Many of the people who don’t run find it relatively difficult to understand why the people who run, run. For those who don’t run, the idea of willingly submitting one’s self to such perceived torture is unfathomable. Why do it? Why make the effort? Why running?
I remember a conversation I had with the leader of my running group about a year ago. We were talking about running, and the motivations we each had for it. As a seasoned walker just dipping my feet in the world of running, she said something that somehow surprised me a great deal: “I don’t like running, actually” she said, “but it’s the feeling you get from it that I’m addicted to.”
I didn’t understand what she meant at first. And maybe, as a person who doesn’t run, you don’t either. While I can’t explain the feeling, I can tell you one thing: There is simply nothing like the rush you get after a good run.
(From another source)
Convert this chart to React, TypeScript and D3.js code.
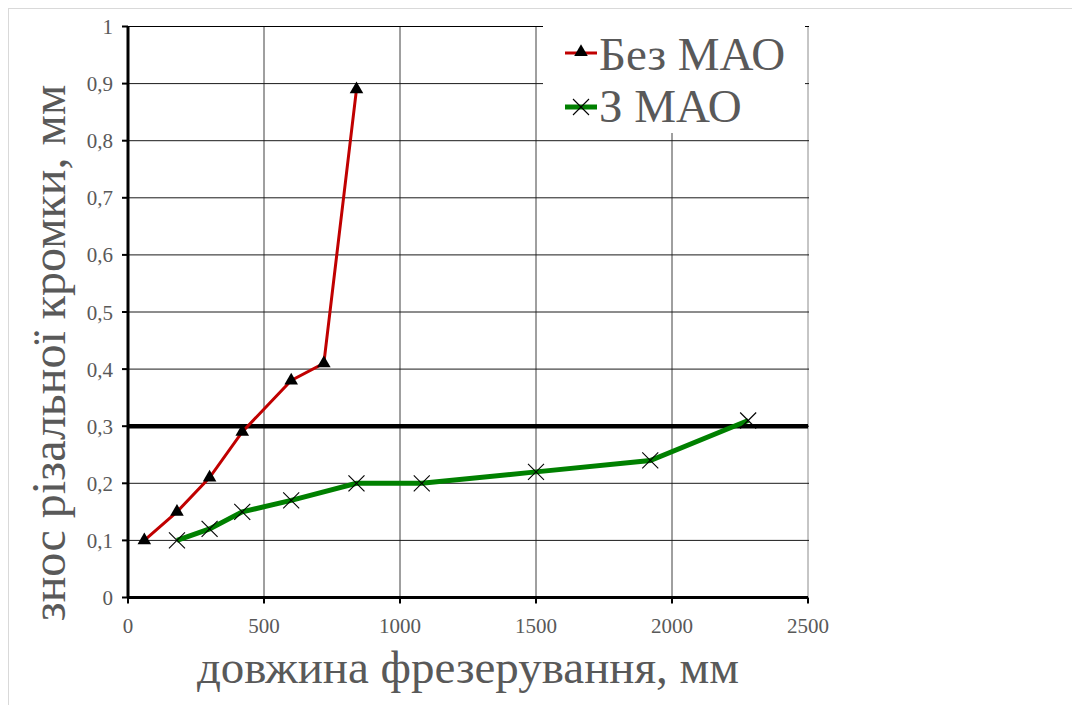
import React from "react";
import * as d3 from "d3";

const xTicks = [0, 500, 1000, 1500, 2000, 2500];
const yTicks = [0, 0.1, 0.2, 0.3, 0.4, 0.5, 0.6, 0.7, 0.8, 0.9, 1];

const seriesNames = ["Без МАО", "З МАО"];
const bezX = [60, 180, 300, 420, 600, 720, 840];
const bezY = [0.1, 0.15, 0.21, 0.29, 0.38, 0.41, 0.89];
const zX = [180, 300, 420, 600, 840, 1080, 1500, 1920, 2280];
const zY = [0.1, 0.12, 0.15, 0.17, 0.2, 0.2, 0.22, 0.24, 0.31];
const threshold = 0.3;

const xTitle = "довжина фрезерування, мм";
const yTitle = "знос різальної кромки, мм";

const W = 1072;
const H = 697;
const left = 120;
const right = 800;
const top = 18.5;
const bottom = 589.5;

const FONT = "Liberation Serif";
const GRAY = "#595959";

export default function App() {
  const x = d3.scaleLinear().domain([0, 2500]).range([left, right]);
  const y = d3.scaleLinear().domain([0, 1]).range([bottom, top]);
  const line = d3
    .line<[number, number]>()
    .x((d) => x(d[0]))
    .y((d) => y(d[1]))
    .curve(d3.curveLinear);
  const bez: [number, number][] = bezX.map((v, i) => [v, bezY[i]]);
  const z: [number, number][] = zX.map((v, i) => [v, zY[i]]);
  const tri = d3.symbol().type(d3.symbolTriangle).size(80)() as string;

  const lgX0 = 535;
  const lgX1 = 797;
  const lgY0 = 16;
  const lgY1 = 125;

  const fmt = (v: number) => String(v).replace(".", ",");
  const ts = { fontFamily: FONT };
  const cross = (k: string, cx: number, cy: number) => (
    <g key={k} transform={`translate(${cx},${cy})`} stroke="#000" strokeWidth={1.1}>
      <line x1={-8} y1={-8} x2={8} y2={8} />
      <line x1={-8} y1={8} x2={8} y2={-8} />
    </g>
  );

  return (
    <svg width={W} height={H} style={{ display: "block", fontFamily: FONT }}>
      <rect x={0.5} y={0.5} width={W + 20} height={H + 20} fill="#fff" stroke="#d9d9d9" />
      {xTicks.slice(1).map((t) => (
        <line key={"vx" + t} x1={x(t)} x2={x(t)} y1={top} y2={bottom} stroke={t === 2500 ? "#8c8c8c" : "#404040"} strokeWidth={1} />
      ))}
      {yTicks.slice(1).map((t) => (
        <line key={"hy" + t} x1={left} x2={right + 1} y1={y(t)} y2={y(t)} stroke={t === 1 ? "#000" : "#1a1a1a"} strokeWidth={1} />
      ))}
      <rect x={lgX0} y={lgY0} width={lgX1 - lgX0} height={lgY1 - lgY0} fill="#fff" />
      <line x1={left} x2={right} y1={y(threshold)} y2={y(threshold)} stroke="#000" strokeWidth={4.5} />
      <line x1={left} x2={left} y1={top} y2={bottom} stroke="#000" strokeWidth={3} />
      <line x1={left} x2={right} y1={bottom} y2={bottom} stroke="#000" strokeWidth={3} />
      {yTicks.map((t) => (
        <g key={"yt" + t}>
          <line x1={left - 6} x2={left} y1={y(t)} y2={y(t)} stroke="#000" strokeWidth={2} />
          <text x={left - 15} y={y(t)} dy="0.36em" textAnchor="end" style={ts} fontSize={21} fill={GRAY}>
            {fmt(t)}
          </text>
        </g>
      ))}
      {xTicks.map((t) => (
        <g key={"xt" + t}>
          <line x1={x(t)} x2={x(t)} y1={bottom} y2={bottom + 6} stroke="#000" strokeWidth={2} />
          <text x={x(t)} y={bottom + 35.5} textAnchor="middle" style={ts} fontSize={21} fill={GRAY}>
            {t}
          </text>
        </g>
      ))}
      <path d={line(bez) || ""} fill="none" stroke="#c00000" strokeWidth={3} />
      <path d={line(z) || ""} fill="none" stroke="#008000" strokeWidth={5} />
      {bez.map((d, i) => (
        <path key={"m" + i} d={tri} transform={`translate(${x(d[0])},${y(d[1])})`} fill="#000" />
      ))}
      {z.map((d, i) => cross("c" + i, x(d[0]), y(d[1])))}
      <g>
        <line x1={557} x2={589} y1={45} y2={45} stroke="#c00000" strokeWidth={3} />
        <path d={tri} transform="translate(573,44)" fill="#000" />
        <text x={591} y={62} style={ts} fontSize={47} fill={GRAY}>
          {seriesNames[0]}
        </text>
        <line x1={557} x2={589} y1={99} y2={99} stroke="#008000" strokeWidth={5} />
        {cross("lg", 573, 99)}
        <text x={591} y={114} style={ts} fontSize={47} fill={GRAY}>
          {seriesNames[1]}
        </text>
      </g>
      <text x={460} y={675} textAnchor="middle" style={ts} fontSize={47} fill={GRAY}>
        {xTitle}
      </text>
      <text transform={`translate(57,345) rotate(-90)`} textAnchor="middle" style={ts} fontSize={48} fill={GRAY}>
        {yTitle}
      </text>
    </svg>
  );
}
It doesn’t matter if your dog just died, your boyfriend just broke up with you or if a car just sped by and sprayed dirty slush over every inch of your being—regardless of your circumstances, you will still feel ridiculously, unexplainably giddy after.
And for the days when it’s grey and stormy outside, and you can come up with a hundred and one reasons not to hit the pavement, you’ll think back to the moment when you first felt the rush; the feeling of pure, unadulterated happiness, and you’ll go outside. You’ll brave the wind, the snow, the rain, or the heat—you’ll brave it all—because when you’ve played on the beach, you don’t ever want to go back to the sandbox.
Why do I run?
Because it’s like crack, only better.